After a year when Facebook and Twitter did everything
they could to minimize Trump's reach to his voters and his voters' reach to
each other, and after years of outright Pravda corporate news that pushed the
Deep State's "Russia collusion" and Ukraine "quid pro quo"
lies to take down a sitting president, President Trump's vote totals in 2020
were still so remarkable that they would have normally indicated a resounding
mandate from the American people.
It is revealing that, unlike other past election losses,
there was no great Republican "autopsy" done in order to pinpoint
what went wrong, as there was after Mitt Romney's 2012 failure.
Other than an occasional assertion that Republicans
"must do better with suburban women," there is no serious analysis
about how Republicans should improve upon President Trump's 2016
totals. The reason why is obvious: he did better with voters, in
general, than any other sitting president in history, and with minority voters
in particular than any Republican in sixty years.
When George Bush recently remarked that Republicans would lose future
elections if they appealed only to a "white, Anglo-Saxon, Protestant"

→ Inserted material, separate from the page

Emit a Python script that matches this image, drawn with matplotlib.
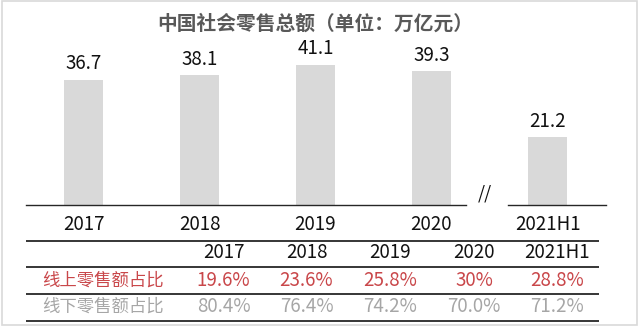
import matplotlib
matplotlib.use("Agg")
import matplotlib.pyplot as plt
from matplotlib.patches import Rectangle

plt.rcParams['font.family'] = ['Noto Sans CJK SC', 'DejaVu Sans']

# data
years = ["2017", "2018", "2019", "2020"]
totals = [36.7, 38.1, 41.1, 39.3]
h1_label = "2021H1"
h1_total = 21.2

table_cols = ["2017", "2018", "2019", "2020", "2021H1"]
online_label = "线上零售额占比"
online_share = ["19.6%", "23.6%", "25.8%", "30%", "28.8%"]
offline_label = "线下零售额占比"
offline_share = ["80.4%", "76.4%", "74.2%", "70.0%", "71.2%"]

title = "中国社会零售总额（单位：万亿元）"

# styles
W, H = 640, 327
bar_color = "#D9D9D9"
line_color = "#262626"
red = "#C9474A"
grey = "#A6A6A6"
num_size = 13.5

fig = plt.figure(figsize=(W / 100, H / 100), dpi=100)

# background layer in pixel units for table, frame, title
bg = fig.add_axes([0, 0, 1, 1])
bg.set_xlim(0, W)
bg.set_ylim(H, 0)
bg.axis("off")
bg.add_patch(Rectangle((1.5, 0.5), 635, 324.2, fill=False, edgecolor="#D9D9D9", lw=1.2))
bg.text(315, 23.5, title, ha="center", va="center", fontsize=14.2, fontweight="bold", color="#595959")


def px_axes(x0, x1, ytop, ybot):
    return fig.add_axes([x0 / W, (H - ybot) / H, (x1 - x0) / W, (ybot - ytop) / H])


def style_axes(ax):
    for s in ["top", "right", "left"]:
        ax.spines[s].set_visible(False)
    ax.spines["bottom"].set_color(line_color)
    ax.spines["bottom"].set_linewidth(1.0)
    ax.set_yticks([])
    ax.tick_params(axis="x", length=0, pad=6.5, labelsize=num_size, labelcolor="#111111")
    ax.patch.set_alpha(0)


# main bars
ax1 = px_axes(26, 466, 50, 204.7)
x1 = list(range(len(years)))
ax1.bar(x1, totals, width=0.336, color=bar_color)
ax1.set_xlim(-0.499, 3.30)
ax1.set_ylim(0, 45.5)
ax1.set_xticks(x1, years)
style_axes(ax1)
for x, v in zip(x1, totals):
    ax1.annotate(f"{v}", (x, v), xytext=(0, 4), textcoords="offset points",
                 ha="center", va="bottom", fontsize=num_size, color="#111111")

# 2021H1 after the break
ax2 = px_axes(508, 606, 50, 204.7)
ax2.bar([0], [h1_total], width=0.336, color=bar_color)
ax2.set_xlim(-0.343, 0.502)
ax2.set_ylim(0, 48.7)
ax2.set_xticks([0], [h1_label])
style_axes(ax2)
ax2.annotate(f"{h1_total}", (0, h1_total), xytext=(0, 4), textcoords="offset points",
             ha="center", va="bottom", fontsize=num_size, color="#111111")

bg.text(484.5, 194, "//", ha="center", va="center", fontsize=13, color="#111111", style="italic")

# table under the chart
col_x = [223.5, 306.5, 390, 474, 557]
rule_y = [240.7, 267.3, 294, 320.7]
row_y = [253, 280.5, 307]
label_x = 102.5
for y in rule_y:
    bg.plot([26, 599], [y, y], color=line_color, lw=1.3, solid_capstyle="butt")
for x, c in zip(col_x, table_cols):
    bg.text(x, row_y[0], c, ha="center", va="center", fontsize=num_size, color="#111111")
bg.text(label_x, row_y[1], online_label, ha="center", va="center", fontsize=12.5, color=red)
bg.text(label_x, row_y[2], offline_label, ha="center", va="center", fontsize=12.5, color=grey)
for x, a, b in zip(col_x, online_share, offline_share):
    bg.text(x, row_y[1], a, ha="center", va="center", fontsize=num_size, color=red)
    bg.text(x, row_y[2], b, ha="center", va="center", fontsize=num_size, color=grey)

fig.savefig("out.png", dpi=100)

base, his out-of-touch assessment of the 2020 election was apparent to anyone
paying attention.
However WASP-y George Bush's Republican Party may
have been, it is Donald Trump who expanded the party's reach to Americans of
every background, and Trump's direct engagement with black voters has been so
successful that even Obama was forced to minimize the accomplishment as merely
due to Trump's "macho style."
Trump built that. Most Americans seem to have
figured that out.
The problem with using the organs of the State to advance
outright lies is that the State becomes less and less credible as more lies are
revealed for what they are.
The audit in Maricopa County, Arizona involves the
votes of one county out of roughly 3,100 in the United States, but after six
months when Americans' collective common sense has been at odds with the
collective narrative of the powers that be, one county's truth could expose a
whole nation's lies.
No wonder Democrats find it so "dangerous."